Could allow paraplegics to walk some day
August 18, 2014

The illustration shows how a computer  can connects the brain directly to the locomotion center in the spine via a magnetic device (credit: Yukio Nishimura)

Japanese researchers have created an “artificial neural connection” (ANC) from the brain directly to the spinal locomotion center in the lower thoracic and lumbar regions of the spine, potentially one day allowing patients with spinal-cord damage, such as paraplegics, to walk.

The study led by Shusaku Sasada, research fellow, and Yukio Nishimura, associate professor, both of the National Institutes of Natural Sciences (NINS), was published online in The Journal of Neuroscience on August 13, 2014.

Neural networks called “central pattern generators” (see Ref. 2 and 3 below) in the locomotion center (lower than the lesion site) are capable of producing rhythmic movements, such as walking, even when isolated from the brain, the researchers suggest.

The experiment

The researchers worked with neurologically intact subjects who are were asked to allow the computer to passively control their leg movements.

As a surrogate, the researchers used muscle signals normally generated by the arm movements associated with leg movements. These signals were used to control a computer-driven magnetic device that non-invasively (externally) stimulated neurons in the spinal locomotion center.

Additional simultaneous peripheral electrical stimulation to the foot via the ANC enhanced this walking-like behavior. Kinematics of the induced behaviors were identical to those observed in normal voluntary walking.

The researchers said they are planning clinical studies in the near future.

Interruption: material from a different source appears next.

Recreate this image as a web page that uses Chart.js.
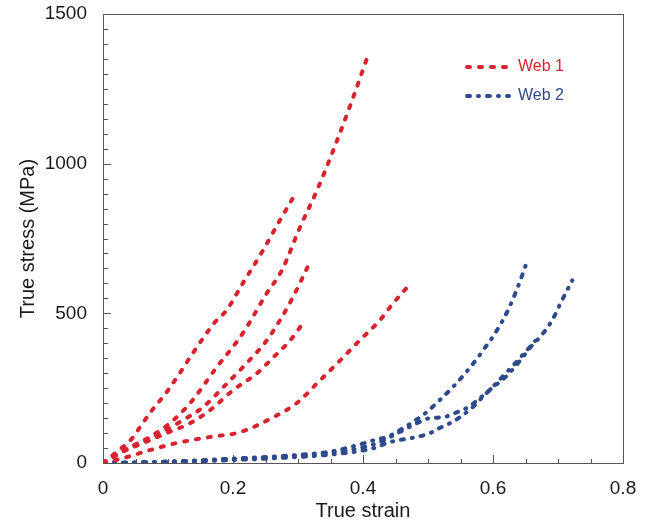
<!DOCTYPE html>
<html>
<head>
<meta charset="utf-8">
<script src="https://cdn.jsdelivr.net/npm/chart.js@4"></script>
<style>
  html, body { margin: 0; padding: 0; background: #fff; }
  #wrap { width: 655px; height: 527px; }
</style>
</head>
<body>
<div id="wrap"><canvas id="stressStrain"></canvas></div>
<script>
// Web 1 specimens (true strain, true stress MPa)
const w1aStrain = [0, 0.02, 0.045, 0.057, 0.075, 0.098, 0.115, 0.134, 0.155, 0.172, 0.19, 0.215, 0.246, 0.272, 0.297];
const w1aStress = [0, 35, 83, 120, 175, 237, 290, 353, 420, 470, 510, 600, 710, 810, 903];
const w1bStrain = [0, 0.02, 0.042, 0.072, 0.103, 0.134, 0.175, 0.215, 0.252, 0.275, 0.303, 0.331, 0.357, 0.383, 0.409];
const w1bStress = [0, 25, 53, 87, 133, 200, 320, 433, 567, 643, 787, 920, 1060, 1210, 1370];
const w1cStrain = [0, 0.026, 0.057, 0.088, 0.123, 0.154, 0.185, 0.215, 0.252, 0.275, 0.292, 0.316];
const w1cStress = [0, 37, 67, 100, 143, 187, 253, 320, 410, 487, 553, 660];
const w1dStrain = [0, 0.026, 0.062, 0.098, 0.134, 0.165, 0.2, 0.237, 0.262, 0.288, 0.311];
const w1dStress = [0, 33, 67, 100, 133, 177, 243, 300, 353, 410, 477];
const w1eStrain = [0, 0.037, 0.072, 0.114, 0.165, 0.211, 0.262, 0.298, 0.331, 0.365, 0.395, 0.426, 0.445, 0.468];
const w1eStress = [0, 20, 43, 67, 87, 103, 153, 200, 270, 343, 410, 477, 530, 587];

// Web 2 specimens
const w2aStrain = [0, 0.05, 0.1, 0.15, 0.2, 0.25, 0.3, 0.35, 0.4, 0.42, 0.437, 0.457, 0.477, 0.498, 0.518, 0.538, 0.565, 0.585, 0.606, 0.623, 0.638, 0.652];
const w2aStress = [0, 2, 5, 9, 15, 20, 27, 38, 65, 78, 87, 110, 137, 170, 210, 253, 320, 377, 443, 510, 587, 670];
const w2bStrain = [0, 0.1, 0.2, 0.3, 0.35, 0.4, 0.42, 0.442, 0.462, 0.483, 0.503, 0.523, 0.545, 0.562, 0.58, 0.6, 0.622, 0.642, 0.66, 0.672, 0.691, 0.706, 0.722];
const w2bStress = [0, 4, 13, 25, 35, 52, 65, 87, 110, 133, 150, 153, 170, 187, 217, 253, 293, 343, 393, 420, 477, 543, 610];
const w2cStrain = [0, 0.1, 0.2, 0.3, 0.35, 0.4, 0.42, 0.437, 0.457, 0.483, 0.503, 0.518, 0.534, 0.549, 0.569, 0.585, 0.603, 0.622, 0.642, 0.665];
const w2cStress = [0, 3, 10, 20, 28, 42, 52, 67, 77, 87, 100, 117, 133, 153, 187, 222, 262, 305, 352, 408];

const legendLabels = ['Web 1', 'Web 2'];
const xTicks = [0, 0.2, 0.4, 0.6, 0.8];
const yTicks = [0, 500, 1000, 1500];

const RED = '#d8232f';
const BLUE = '#2d4a8c';
const DASH1 = [3, 9];
const DASH2 = [3, 8, 1, 8];
const FONT = '"Liberation Sans", Arial, sans-serif';

function pts(xs, ys) {
  return xs.map((x, i) => ({ x: x, y: ys[i] }));
}

function curve(xs, ys, color, dash) {
  return {
    data: pts(xs, ys),
    borderColor: color,
    borderWidth: 4,
    borderDash: dash,
    borderCapStyle: 'round',
    showLine: true,
    pointRadius: 0,
    cubicInterpolationMode: 'monotone',
    fill: false,
  };
}

const datasets = [
  curve(w1aStrain, w1aStress, RED, DASH1),
  curve(w1bStrain, w1bStress, RED, DASH1),
  curve(w1cStrain, w1cStress, RED, DASH1),
  curve(w1dStrain, w1dStress, RED, DASH1),
  curve(w1eStrain, w1eStress, RED, DASH1),
  curve(w2aStrain, w2aStress, BLUE, DASH2),
  curve(w2bStrain, w2bStress, BLUE, DASH2),
  curve(w2cStrain, w2cStress, BLUE, DASH2),
];

// box around the plot, inward ticks and the little legend
const framePlugin = {
  id: 'frame',
  beforeDatasetsDraw(chart) {
    const { ctx, chartArea: a, scales } = chart;
    ctx.save();
    ctx.strokeStyle = '#555';
    ctx.lineWidth = 1;
    ctx.strokeRect(Math.round(a.left) + 0.5, Math.round(a.top) + 0.5,
      Math.round(a.right - a.left), Math.round(a.bottom - a.top));
    ctx.beginPath();
    for (let v = 0; v <= 1500; v += 50) {
      const y = Math.round(scales.y.getPixelForValue(v)) + 0.5;
      const len = v % 500 === 0 ? 8 : 5;
      ctx.moveTo(a.left, y);
      ctx.lineTo(a.left + len, y);
    }
    for (let k = 0; k <= 16; k++) {
      const x = Math.round(scales.x.getPixelForValue(k * 0.05)) + 0.5;
      const len = k % 4 === 0 ? 8 : 4;
      ctx.moveTo(x, a.bottom);
      ctx.lineTo(x, a.bottom - len);
    }
    ctx.stroke();
    ctx.restore();
  },
  afterDraw(chart) {
    const { ctx, chartArea: a } = chart;
    const items = [
      { text: legendLabels[0], color: RED, dash: DASH1 },
      { text: legendLabels[1], color: BLUE, dash: DASH2 },
    ];
    ctx.save();
    ctx.font = '16px ' + FONT;
    ctx.textBaseline = 'middle';
    items.forEach((it, i) => {
      const y = a.top + 53 + i * 29;
      const x0 = a.right - 156;
      ctx.strokeStyle = it.color;
      ctx.lineWidth = 4;
      ctx.lineCap = 'round';
      ctx.setLineDash(it.dash);
      ctx.beginPath();
      ctx.moveTo(x0, y);
      ctx.lineTo(x0 + 42, y);
      ctx.stroke();
      ctx.setLineDash([]);
      ctx.fillStyle = it.color;
      ctx.fillText(it.text, x0 + 51, y);
    });
    ctx.restore();
  }
};

new Chart(document.getElementById('stressStrain').getContext('2d'), {
  type: 'scatter',
  data: { datasets: datasets },
  options: {
    animation: false,
    responsive: true,
    maintainAspectRatio: false,
    layout: { padding: { top: 14, right: 32, left: 0, bottom: 0 } },
    plugins: {
      legend: { display: false },
      tooltip: { enabled: false },
    },
    scales: {
      x: {
        type: 'linear',
        min: 0,
        max: 0.8,
        afterFit: (s) => { s.height = 64; s.paddingLeft = 0; s.paddingRight = 0; },
        afterBuildTicks: (s) => { s.ticks = xTicks.map(v => ({ value: v })); },
        ticks: {
          padding: 6,
          color: '#1a1a1a',
          font: { family: FONT, size: 19 },
          callback: (v) => String(v),
        },
        grid: { display: false },
        border: { display: false },
        title: {
          display: true,
          text: 'True strain',
          color: '#1a1a1a',
          font: { family: FONT, size: 20 },
          padding: { top: 0, bottom: 4 },
        },
      },
      y: {
        type: 'linear',
        min: 0,
        max: 1500,
        afterFit: (s) => { s.width = 103; s.paddingTop = 0; s.paddingBottom = 0; },
        afterBuildTicks: (s) => { s.ticks = yTicks.map(v => ({ value: v })); },
        ticks: {
          padding: 8,
          color: '#1a1a1a',
          font: { family: FONT, size: 19 },
          callback: (v) => String(v),
        },
        grid: { display: false },
        border: { display: false },
        title: {
          display: true,
          text: 'True stress (MPa)',
          color: '#1a1a1a',
          font: { family: FONT, size: 20 },
          padding: { top: 16, bottom: 0 },
        },
      },
    },
  },
  plugins: [framePlugin],
});
</script>
</body>
</html>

Abstract of Journal of Neuroscience paper

Gait disturbance in individuals with spinal cord lesion is attributed to the interruption of descending pathways to the spinal locomotor center, whereas neural circuits below and above the lesion maintain their functional capability. An artificial neural connection (ANC), which bridges supraspinal centers and locomotor networks in the lumbar spinal cord beyond the lesion site, may restore the functional impairment. To achieve an ANC that sends descending voluntary commands to the lumbar locomotor center and bypasses the thoracic spinal cord, upper limb muscle activity was converted to magnetic stimuli delivered noninvasively over the lumbar vertebra. Healthy participants were able to initiate and terminate walking-like behavior and to control the step cycle through an ANC controlled by volitional upper limb muscle activity. The walking-like behavior stopped just after the ANC was disconnected from the participants even when the participant continued to swing arms. Furthermore, additional simultaneous peripheral electrical stimulation to the foot via the ANC enhanced this walking-like behavior. Kinematics of the induced behaviors were identical to those observed in voluntary walking. These results demonstrate that the ANC induces volitionally controlled, walking-like behavior of the legs. This paradigm may be able to compensate for the dysfunction of descending pathways by sending commands to the preserved locomotor center at the lumbar spinal cord and may enable individuals with paraplegia to regain volitionally controlled walking.